* start Information supplied *

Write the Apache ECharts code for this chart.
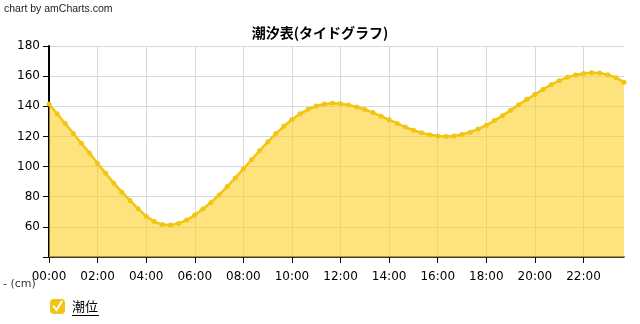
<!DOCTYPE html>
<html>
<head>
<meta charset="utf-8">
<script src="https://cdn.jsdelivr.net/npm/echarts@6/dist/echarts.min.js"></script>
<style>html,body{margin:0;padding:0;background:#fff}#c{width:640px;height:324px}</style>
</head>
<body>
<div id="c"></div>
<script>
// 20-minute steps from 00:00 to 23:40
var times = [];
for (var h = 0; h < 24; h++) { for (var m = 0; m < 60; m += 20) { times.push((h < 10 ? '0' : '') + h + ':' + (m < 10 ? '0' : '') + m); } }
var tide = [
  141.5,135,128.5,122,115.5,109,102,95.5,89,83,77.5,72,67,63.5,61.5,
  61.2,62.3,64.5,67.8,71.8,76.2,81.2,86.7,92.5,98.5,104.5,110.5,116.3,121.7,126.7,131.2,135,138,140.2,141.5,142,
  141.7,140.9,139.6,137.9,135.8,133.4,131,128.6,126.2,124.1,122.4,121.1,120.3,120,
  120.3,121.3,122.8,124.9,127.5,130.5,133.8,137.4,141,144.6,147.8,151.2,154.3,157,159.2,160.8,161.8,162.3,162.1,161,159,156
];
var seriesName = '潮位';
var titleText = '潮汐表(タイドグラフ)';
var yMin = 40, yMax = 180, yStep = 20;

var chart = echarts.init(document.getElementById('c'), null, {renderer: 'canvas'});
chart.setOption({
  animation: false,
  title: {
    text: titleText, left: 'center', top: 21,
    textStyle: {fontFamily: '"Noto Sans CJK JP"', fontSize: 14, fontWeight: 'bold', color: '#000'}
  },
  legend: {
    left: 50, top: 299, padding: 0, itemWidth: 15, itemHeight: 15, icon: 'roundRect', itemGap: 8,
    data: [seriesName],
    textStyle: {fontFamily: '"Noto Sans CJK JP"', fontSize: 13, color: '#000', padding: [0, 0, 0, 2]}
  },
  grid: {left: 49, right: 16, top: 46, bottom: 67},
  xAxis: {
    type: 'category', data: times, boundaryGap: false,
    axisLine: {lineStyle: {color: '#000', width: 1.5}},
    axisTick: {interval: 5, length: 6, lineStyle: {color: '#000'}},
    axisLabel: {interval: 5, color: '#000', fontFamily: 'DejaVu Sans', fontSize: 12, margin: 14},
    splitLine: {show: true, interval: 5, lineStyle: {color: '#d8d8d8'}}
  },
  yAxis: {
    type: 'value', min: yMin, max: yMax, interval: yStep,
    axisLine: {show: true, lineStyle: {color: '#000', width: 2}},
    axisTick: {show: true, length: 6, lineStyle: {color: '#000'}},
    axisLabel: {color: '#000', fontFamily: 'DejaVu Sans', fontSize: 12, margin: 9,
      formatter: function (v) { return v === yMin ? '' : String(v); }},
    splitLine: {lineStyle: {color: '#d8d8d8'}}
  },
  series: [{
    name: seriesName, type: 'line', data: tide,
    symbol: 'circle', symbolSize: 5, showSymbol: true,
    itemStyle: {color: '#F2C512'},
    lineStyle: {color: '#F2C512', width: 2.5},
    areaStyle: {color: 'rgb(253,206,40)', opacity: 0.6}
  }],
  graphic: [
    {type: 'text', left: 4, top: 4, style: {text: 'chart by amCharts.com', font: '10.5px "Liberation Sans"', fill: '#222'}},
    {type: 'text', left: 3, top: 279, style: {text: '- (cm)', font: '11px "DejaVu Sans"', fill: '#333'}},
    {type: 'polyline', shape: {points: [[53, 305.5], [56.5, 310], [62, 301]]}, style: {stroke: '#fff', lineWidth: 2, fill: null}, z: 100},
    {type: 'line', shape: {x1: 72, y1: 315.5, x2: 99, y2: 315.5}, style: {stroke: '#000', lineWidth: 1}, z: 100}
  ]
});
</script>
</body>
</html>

* end Information supplied *

_What the task asks_
Every line above should be repeated exactly; pictures stay out of the copy.

_Full answer_
Write the Apache ECharts code for this chart.
<!DOCTYPE html>
<html>
<head>
<meta charset="utf-8">
<script src="https://cdn.jsdelivr.net/npm/echarts@6/dist/echarts.min.js"></script>
<style>html,body{margin:0;padding:0;background:#fff}#c{width:640px;height:324px}</style>
</head>
<body>
<div id="c"></div>
<script>
// 20-minute steps from 00:00 to 23:40
var times = [];
for (var h = 0; h < 24; h++) { for (var m = 0; m < 60; m += 20) { times.push((h < 10 ? '0' : '') + h + ':' + (m < 10 ? '0' : '') + m); } }
var tide = [
  141.5,135,128.5,122,115.5,109,102,95.5,89,83,77.5,72,67,63.5,61.5,
  61.2,62.3,64.5,67.8,71.8,76.2,81.2,86.7,92.5,98.5,104.5,110.5,116.3,121.7,126.7,131.2,135,138,140.2,141.5,142,
  141.7,140.9,139.6,137.9,135.8,133.4,131,128.6,126.2,124.1,122.4,121.1,120.3,120,
  120.3,121.3,122.8,124.9,127.5,130.5,133.8,137.4,141,144.6,147.8,151.2,154.3,157,159.2,160.8,161.8,162.3,162.1,161,159,156
];
var seriesName = '潮位';
var titleText = '潮汐表(タイドグラフ)';
var yMin = 40, yMax = 180, yStep = 20;

var chart = echarts.init(document.getElementById('c'), null, {renderer: 'canvas'});
chart.setOption({
  animation: false,
  title: {
    text: titleText, left: 'center', top: 21,
    textStyle: {fontFamily: '"Noto Sans CJK JP"', fontSize: 14, fontWeight: 'bold', color: '#000'}
  },
  legend: {
    left: 50, top: 299, padding: 0, itemWidth: 15, itemHeight: 15, icon: 'roundRect', itemGap: 8,
    data: [seriesName],
    textStyle: {fontFamily: '"Noto Sans CJK JP"', fontSize: 13, color: '#000', padding: [0, 0, 0, 2]}
  },
  grid: {left: 49, right: 16, top: 46, bottom: 67},
  xAxis: {
    type: 'category', data: times, boundaryGap: false,
    axisLine: {lineStyle: {color: '#000', width: 1.5}},
    axisTick: {interval: 5, length: 6, lineStyle: {color: '#000'}},
    axisLabel: {interval: 5, color: '#000', fontFamily: 'DejaVu Sans', fontSize: 12, margin: 14},
    splitLine: {show: true, interval: 5, lineStyle: {color: '#d8d8d8'}}
  },
  yAxis: {
    type: 'value', min: yMin, max: yMax, interval: yStep,
    axisLine: {show: true, lineStyle: {color: '#000', width: 2}},
    axisTick: {show: true, length: 6, lineStyle: {color: '#000'}},
    axisLabel: {color: '#000', fontFamily: 'DejaVu Sans', fontSize: 12, margin: 9,
      formatter: function (v) { return v === yMin ? '' : String(v); }},
    splitLine: {lineStyle: {color: '#d8d8d8'}}
  },
  series: [{
    name: seriesName, type: 'line', data: tide,
    symbol: 'circle', symbolSize: 5, showSymbol: true,
    itemStyle: {color: '#F2C512'},
    lineStyle: {color: '#F2C512', width: 2.5},
    areaStyle: {color: 'rgb(253,206,40)', opacity: 0.6}
  }],
  graphic: [
    {type: 'text', left: 4, top: 4, style: {text: 'chart by amCharts.com', font: '10.5px "Liberation Sans"', fill: '#222'}},
    {type: 'text', left: 3, top: 279, style: {text: '- (cm)', font: '11px "DejaVu Sans"', fill: '#333'}},
    {type: 'polyline', shape: {points: [[53, 305.5], [56.5, 310], [62, 301]]}, style: {stroke: '#fff', lineWidth: 2, fill: null}, z: 100},
    {type: 'line', shape: {x1: 72, y1: 315.5, x2: 99, y2: 315.5}, style: {stroke: '#000', lineWidth: 1}, z: 100}
  ]
});
</script>
</body>
</html>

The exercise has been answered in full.